Commissioner Tai Jacober, newly appointed agriculture representative, said successful cattle producers take care of their cattle. He also clarified that the methods brought forward in the presentation were not low stress livestock handling, but rather human presence with daily range riding. He said coexistence is important, but it’s not a small change for livestock producers in terms of the labor, time and resources needed.

Newly appointed Commissioner Murphy Robinson asked about the duration during which conflict minimization measures are effective. Treves indicated that daily range riding with low stress cattle handling was effective over the grazing season with a two-year budget of $100,000. 

In his wolf update on Aug. 23, Reid DeWalt, deputy director of policy, confirmed at least three pups born into the Copper Creek Pack. The agency announced on Aug. 27 that the pack would be relocated.

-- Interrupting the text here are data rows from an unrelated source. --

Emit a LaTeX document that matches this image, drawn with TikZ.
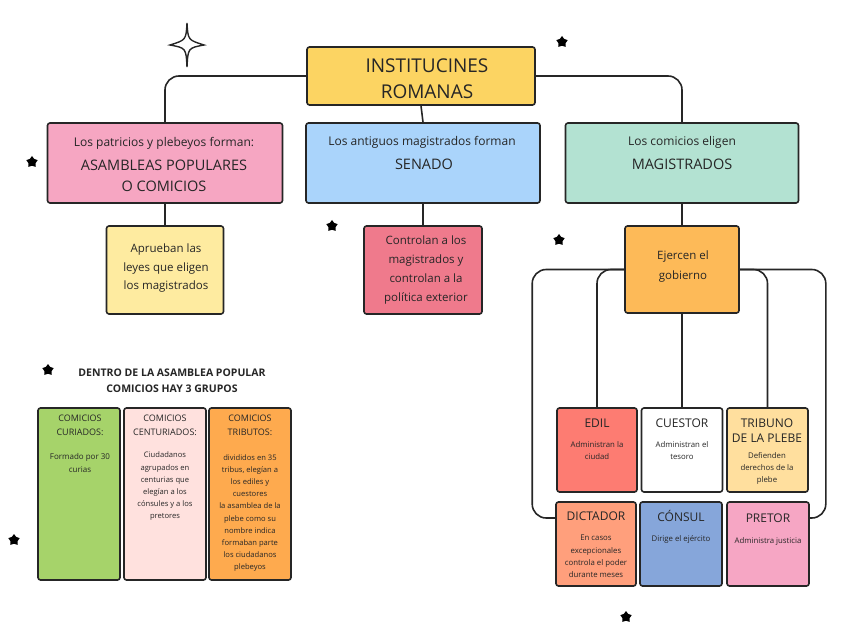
\documentclass[tikz,border=0pt]{standalone}
\usepackage{fontspec}
\setmainfont{Open Sans}
\usetikzlibrary{shapes.geometric}
\definecolor{cInst}{HTML}{FCD462}
\definecolor{cAsam}{HTML}{F6A6C2}
\definecolor{cSen}{HTML}{AAD4FB}
\definecolor{cMag}{HTML}{B3E2D2}
\definecolor{cApr}{HTML}{FEEBA0}
\definecolor{cCtrl}{HTML}{EF7A8C}
\definecolor{cEjer}{HTML}{FDBA58}
\definecolor{cCur}{HTML}{A6D36A}
\definecolor{cCen}{HTML}{FFE1DE}
\definecolor{cTri}{HTML}{FEAA4E}
\definecolor{cEdil}{HTML}{FD7C72}
\definecolor{cTrib}{HTML}{FFDF9E}
\definecolor{cDict}{HTML}{FF9F7C}
\definecolor{cCons}{HTML}{86A6DA}
\definecolor{cPret}{HTML}{F6A6C4}
\begin{document}
\begin{tikzpicture}[x=1pt,y=-1pt,
    box/.style={draw=black!85,line width=1.6pt,rounded corners=2.5pt,inner sep=0pt},
    conn/.style={draw=black!85,line width=1.6pt,rounded corners=14pt},
    txt/.style={align=center,inner sep=0pt,text=black!85},
    blob/.style={star,star points=5,star point ratio=1.6,fill=black,inner sep=0pt,minimum size=12pt}]
\useasboundingbox (0,0) rectangle (848,636);
%top
        \node[box,fill=cInst,minimum width=228,minimum height=58] (inst) at (421,76) {};
        \node[box,fill=cAsam,minimum width=235,minimum height=80] (asam) at (165,163) {};
        \node[box,fill=cSen, minimum width=234,minimum height=80] (sen)  at (423,163) {};
        \node[box,fill=cMag, minimum width=233,minimum height=80] (mag)  at (682,163) {};
        \node[box,fill=cApr, minimum width=117,minimum height=88] (apr)  at (165,270) {};
        \node[box,fill=cCtrl,minimum width=118,minimum height=88] (ctrl) at (423,270) {};
        \node[box,fill=cEjer,minimum width=114,minimum height=87] (ejer) at (682,269.5) {};
        \draw [conn] (inst.west) -| (asam.north);
        \draw [conn] (inst.east) -| (mag.north);
        \draw [conn] (inst.south) -- (sen.north);
        \draw [conn] (asam.south) -- (apr.north);
        \draw [conn] (sen.south) -- (ctrl.north);
        \draw [conn] (mag.south) -- (ejer.north);

        \node[txt,font=\fontsize{19}{26}\selectfont] (inst-t) at (427,79) {INSTITUCINES\\ROMANAS};
        \node[txt,font=\fontsize{12}{14}\selectfont] (asam-a) at (164,143) {Los patricios y plebeyos forman:};
        \node[txt,font=\fontsize{14.5}{21}\selectfont] (asam-b) at (164,175.5) {ASAMBLEAS POPULARES\\O COMICIOS};
        \node[txt,font=\fontsize{12}{14}\selectfont] (sen-a) at (422,142) {Los antiguos magistrados forman};
        \node[txt,font=\fontsize{14.5}{21}\selectfont] (sen-b) at (424,164) {SENADO};
        \node[txt,font=\fontsize{12}{14}\selectfont] (mag-a) at (682,142) {Los comicios eligen};
        \node[txt,font=\fontsize{14.5}{21}\selectfont] (mag-b) at (682,164) {MAGISTRADOS};
        \node[txt,font=\fontsize{11.5}{18.5}\selectfont] (apr-t) at (166,268.5) {Aprueban las\\leyes que eligen\\los magistrados};
        \node[txt,font=\fontsize{11.5}{18.7}\selectfont] (ctrl-t) at (426,270) {Controlan a los\\magistrados y\\controlan a la\\política exterior};
        \node[txt,font=\fontsize{11.5}{20}\selectfont] (ejer-t) at (683,267) {Ejercen el\\gobierno};

%comicios
        \node[txt,font=\fontsize{10.5}{15.5}\selectfont\bfseries] (grp) at (172,380.5) {DENTRO DE LA ASAMBLEA POPULAR\\COMICIOS HAY 3 GRUPOS};
        \node[box,fill=cCur,minimum width=82,minimum height=172] (cur) at (79,494) {};
        \node[box,fill=cCen,minimum width=82,minimum height=172] (cen) at (165,494) {};
        \node[box,fill=cTri,minimum width=82,minimum height=172] (tri) at (250,494) {};
        \node[txt,font=\fontsize{9}{14}\selectfont] (cur-a) at (80,425) {COMICIOS\\CURIADOS:};
        \node[txt,font=\fontsize{8}{13}\selectfont] (cur-b) at (80,462.5) {Formado por 30\\curias};
        \node[txt,font=\fontsize{9}{14}\selectfont] (cen-a) at (165,425) {COMICIOS\\CENTURIADOS:};
        \node[txt,font=\fontsize{7.6}{12.2}\selectfont] (cen-b) at (165,486.5) {Ciudadanos\\agrupados en\\centurias que\\elegían a los\\cónsules y a los\\pretores};
        \node[txt,font=\fontsize{9}{14}\selectfont] (tri-a) at (250,425) {COMICIOS\\TRIBUTOS:};
        \node[txt,font=\fontsize{7.6}{12.2}\selectfont] (tri-b) at (250,513) {divididos en 35\\tribus, elegían a\\los ediles y\\cuestores\\la asamblea de la\\plebe como su\\nombre indica\\formaban parte\\los ciudadanos\\plebeyos};

%magistrados
        \node[box,fill=cEdil, minimum width=80,minimum height=84] (edil) at (597,450) {};
        \node[box,fill=white, minimum width=81,minimum height=84] (cues) at (682,450) {};
        \node[box,fill=cTrib, minimum width=81,minimum height=84] (trib) at (767.5,450) {};
        \node[box,fill=cDict, minimum width=80,minimum height=84] (dict) at (596,544) {};
        \node[box,fill=cCons, minimum width=82,minimum height=84] (cons) at (681,544) {};
        \node[box,fill=cPret, minimum width=82,minimum height=84] (pret) at (768,544) {};
        \draw [conn] (ejer.west) -- ++(-92,0) |- ([yshift=26pt]dict.west);
        \draw [conn] (ejer.west) -| (edil.north);
        \draw [conn] (ejer.south) -- (cues.north);
        \draw [conn] (ejer.east) -| (trib.north);
        \draw [conn] (ejer.east) -- ++(86,0) |- ([yshift=26pt]pret.east);

        \node[txt,font=\fontsize{12}{15}\selectfont] (edil-a) at (597,423) {EDIL};
        \node[txt,font=\fontsize{7.8}{12}\selectfont] (edil-b) at (597,451) {Administran la\\ciudad};
        \node[txt,font=\fontsize{12}{15}\selectfont] (cues-a) at (682,423) {CUESTOR};
        \node[txt,font=\fontsize{7.8}{12}\selectfont] (cues-b) at (682,451) {Administran el\\tesoro};
        \node[txt,font=\fontsize{12}{15}\selectfont] (trib-a) at (767,430.5) {TRIBUNO\\DE LA PLEBE};
        \node[txt,font=\fontsize{7.8}{11.7}\selectfont] (trib-b) at (767,468.5) {Defienden\\derechos de la\\plebe};
        \node[txt,font=\fontsize{12}{15}\selectfont] (dict-a) at (596,516) {DICTADOR};
        \node[txt,font=\fontsize{7.8}{12.3}\selectfont] (dict-b) at (596,556.5) {En casos\\excepcionales\\controla el poder\\durante meses};
        \node[txt,font=\fontsize{12}{15}\selectfont] (cons-a) at (681,516) {CÓNSUL};
        \node[txt,font=\fontsize{7.8}{12}\selectfont] (cons-b) at (681,539) {Dirige el ejército};
        \node[txt,font=\fontsize{7.8}{12}\selectfont] (pret-b) at (768,541) {Administra justicia};
        \node[txt,font=\fontsize{12}{15}\selectfont] (pret-a) at (768,518) {PRETOR};

%stars
        \draw [draw=black!85,line width=1.4pt] (187,23) .. controls (188,40) .. (204,45) .. controls (188,48) .. (187,67) .. controls (186,48) .. (170,45) .. controls (186,40) .. (187,23) -- cycle;
        \node[blob] (s1) at (562,42) {};
        \node[blob] (s2) at (32,162) {};
        \node[blob] (s3) at (332,226) {};
        \node[blob] (s4) at (559,240) {};
        \node[blob] (s5) at (48,370) {};
        \node[blob] (s6) at (14,540) {};
        \node[blob] (s7) at (626,617) {};
\end{tikzpicture}
\end{document}
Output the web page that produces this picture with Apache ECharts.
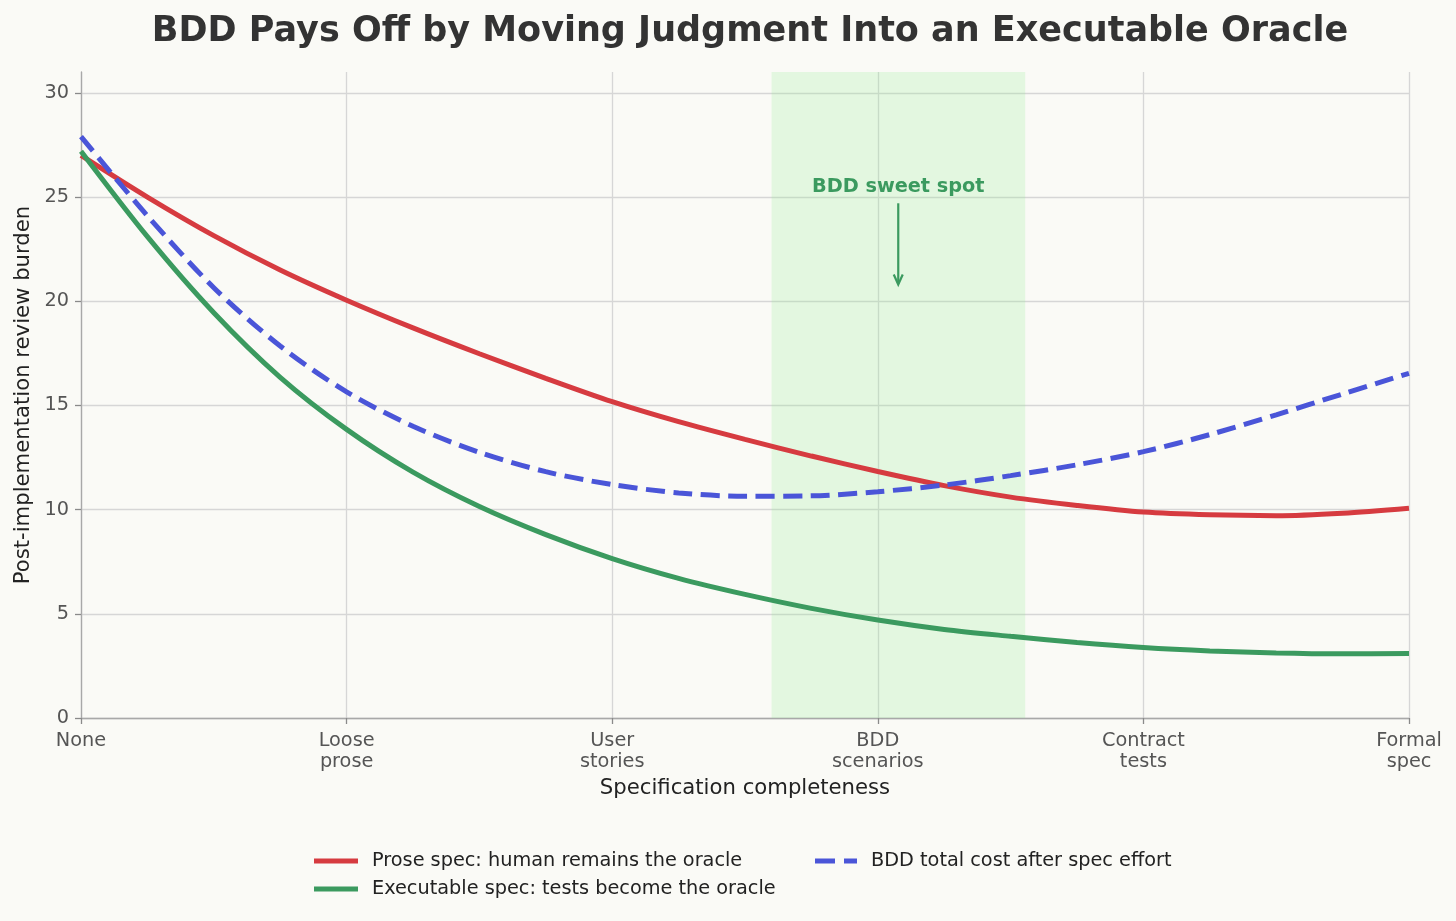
<!DOCTYPE html>
<html>
<head>
<meta charset="utf-8">
<script src="https://cdn.jsdelivr.net/npm/echarts@6/dist/echarts.min.js"></script>
<style>
html,body{margin:0;padding:0;background:#fafaf6;}
#c{width:1456px;height:921px;}
</style>
</head>
<body>
<div id="c"></div>
<script>
const titleText = 'BDD Pays Off by Moving Judgment Into an Executable Oracle';
const xCategories = ['None', 'Loose\nprose', 'User\nstories', 'BDD\nscenarios', 'Contract\ntests', 'Formal\nspec'];
const yTicks = [0, 5, 10, 15, 20, 25, 30];
const xs = [0, 0.25, 0.5, 0.75, 1, 1.25, 1.5, 1.75, 2, 2.25, 2.5, 2.75, 3, 3.25, 3.5, 3.75, 4, 4.25, 4.5, 4.75, 5];
const proseSpec = [27.0, 25.0, 23.15, 21.5, 20.05, 18.72, 17.48, 16.3, 15.18, 14.22, 13.37, 12.57, 11.83, 11.15, 10.6, 10.2, 9.88, 9.75, 9.71, 9.83, 10.07];
const executableSpec = [27.2, 23.1, 19.45, 16.35, 13.85, 11.8, 10.15, 8.8, 7.65, 6.7, 5.93, 5.26, 4.7, 4.25, 3.92, 3.62, 3.38, 3.22, 3.12, 3.08, 3.1];
const bddTotal = [27.9, 24.1, 20.65, 17.85, 15.65, 14.0, 12.75, 11.82, 11.2, 10.8, 10.64, 10.66, 10.86, 11.18, 11.63, 12.15, 12.78, 13.6, 14.55, 15.55, 16.54];
const sweetSpotRange = [2.6, 3.555];
const arrowX = 3.077;
const arrowFromY = 24.7;
const arrowToY = 20.8;
const labelY = 25.5;
const seriesNames = ['Prose spec: human remains the oracle', 'Executable spec: tests become the oracle', 'BDD total cost after spec effort'];

const FONT = 'DejaVu Sans';
const RED = '#d63b40', GREEN = '#3b9a5f', BLUE = '#4a55d8';
const pair = (arr) => xs.map((x, i) => [x, arr[i]]);
const legendText = {fontFamily: FONT, fontSize: 19.3, color: '#222222', lineHeight: 23, padding: [0, 0, 0, 9]};

const chart = echarts.init(document.getElementById('c'), null, {renderer: 'canvas'});
chart.setOption({
  backgroundColor: '#fafaf6',
  animation: false,
  title: {
    text: titleText,
    left: 745, textAlign: 'center', top: 9,
    textStyle: {fontFamily: FONT, fontSize: 35, fontWeight: 'bold', color: '#333333'}
  },
  grid: {left: 81, right: 47, top: 72, bottom: 203, containLabel: false},
  legend: [
    {
      data: [
        {name: seriesNames[0], icon: 'rect', itemStyle: {color: RED}},
        {name: seriesNames[1], icon: 'rect', itemStyle: {color: GREEN}}
      ],
      orient: 'vertical', left: 314, top: 849.5, itemGap: 5, padding: 0,
      itemWidth: 44, itemHeight: 5,
      textStyle: legendText
    },
    {
      data: [
        {name: seriesNames[2], icon: 'path://M0,0H20V5H0ZM29,0H42V5H29Z', itemStyle: {color: BLUE}}
      ],
      orient: 'vertical', left: 815, top: 849.5, padding: 0,
      itemWidth: 42, itemHeight: 5,
      textStyle: legendText
    }
  ],
  xAxis: {
    type: 'value', min: 0, max: 5, interval: 1,
    name: 'Specification completeness', nameLocation: 'middle', nameGap: 60,
    nameTextStyle: {fontFamily: FONT, fontSize: 21.2, color: '#222222'},
    axisLine: {show: true, lineStyle: {color: '#a8a8a8', width: 1.3}},
    axisTick: {show: true, inside: false, length: 6, lineStyle: {color: '#8a8a8a', width: 1.3}},
    axisLabel: {
      fontFamily: FONT, fontSize: 19.3, color: '#555555', margin: 13, lineHeight: 20.6,
      formatter: (v) => xCategories[Math.round(v)]
    },
    splitLine: {show: true, lineStyle: {color: '#d6d6d6', width: 1.3}}
  },
  yAxis: {
    type: 'value', min: 0, max: 31, interval: 5,
    name: 'Post-implementation review burden', nameLocation: 'middle', nameGap: 46,
    nameTextStyle: {fontFamily: FONT, fontSize: 21.2, color: '#222222'},
    axisLine: {show: true, lineStyle: {color: '#a8a8a8', width: 1.3}},
    axisTick: {show: true, inside: false, length: 6, lineStyle: {color: '#8a8a8a', width: 1.3}, customValues: yTicks},
    axisLabel: {fontFamily: FONT, fontSize: 19.3, color: '#555555', margin: 12, customValues: yTicks},
    splitLine: {show: true, lineStyle: {color: '#d6d6d6', width: 1.3}}
  },
  series: [
    {
      name: seriesNames[0], type: 'line', data: pair(proseSpec), smooth: 0.3,
      symbol: 'none', z: 3,
      lineStyle: {color: RED, width: 5},
      itemStyle: {color: RED},
      markArea: {
        silent: true,
        itemStyle: {color: 'rgba(144,238,144,0.22)'},
        data: [[{xAxis: sweetSpotRange[0]}, {xAxis: sweetSpotRange[1]}]]
      }
    },
    {
      name: seriesNames[1], type: 'line', data: pair(executableSpec), smooth: 0.3,
      symbol: 'none', z: 3,
      lineStyle: {color: GREEN, width: 5},
      itemStyle: {color: GREEN}
    },
    {
      name: seriesNames[2], type: 'line', data: pair(bddTotal), smooth: 0.3,
      symbol: 'none', z: 4,
      lineStyle: {color: BLUE, width: 5, type: [19, 8.5]},
      itemStyle: {color: BLUE}
    },
    {
      type: 'custom', silent: true, z: 5,
      data: [[arrowX, arrowFromY, arrowToY, labelY]],
      renderItem: function (params, api) {
        const p0 = api.coord([api.value(0), api.value(1)]);
        const p1 = api.coord([api.value(0), api.value(2)]);
        const pl = api.coord([api.value(0), api.value(3)]);
        return {
          type: 'group',
          children: [
            {type: 'line', shape: {x1: p0[0], y1: p0[1], x2: p1[0], y2: p1[1] - 1}, style: {stroke: GREEN, lineWidth: 2.2}},
            {type: 'polyline', shape: {points: [[p1[0] - 4.5, p1[1] - 10], [p1[0], p1[1]], [p1[0] + 4.5, p1[1] - 10]]}, style: {stroke: GREEN, lineWidth: 2.2, fill: null}},
            {type: 'text', x: pl[0], y: pl[1], style: {text: 'BDD sweet spot', fill: GREEN, font: 'bold 19.3px "DejaVu Sans"', align: 'center', verticalAlign: 'middle'}}
          ]
        };
      }
    }
  ]
});
</script>
</body>
</html>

DeWalt said the ad hoc working group implemented by CPW to guide CPW on decreasing tensions surrounding wolves and to explore potential alternatives for chronic depredation and when depredation permits be issued. Three meetings have been hosted as of the commission meeting, a fourth is planned for September to finalize input about chronic depredation.


FURTHER RELEASES

He said CPW continues to work with other locations to secure source wolves for release this winter and  said they are hopeful to reach an agreement. He said the northern release zone where the initial releases were completed will be where wolves are released again this winter to supplement the population.

Chairman May said the livestock producers most negatively affected by wolves have “shown incredible restraint and I think they should be applauded for that rather than a lot of the reports I get…” May said the cooperation of the livestock producers is made evident by the successful denning and the pups that resulted.

“That has worked,” May said. “It’s been under incredible odds against all this happening. You know, the wolves were put in an untenable situation as they were captured, brought here, and put in the situation that they have one instinct and that is to survive, and they have done that. So I think instead of demonize the people on the landscape who are living with this, we should be working more closely with them and thanking them for the success of this pair of wolves that came from outside this country and have now successfully done what they were put here to do.”

May said it’s a credit to CPW, a credit to those who have supported the efforts, and a credit to the livestock producers in the area. Successful restoration, he said, will include success of the livestock producers as well as the wolves. He also reiterated his desire for a rapid response team of wolf experts and experts in human dimensions that can respond and help producers on the ground resolve conflicts and help relieve pressures on local CPW staff.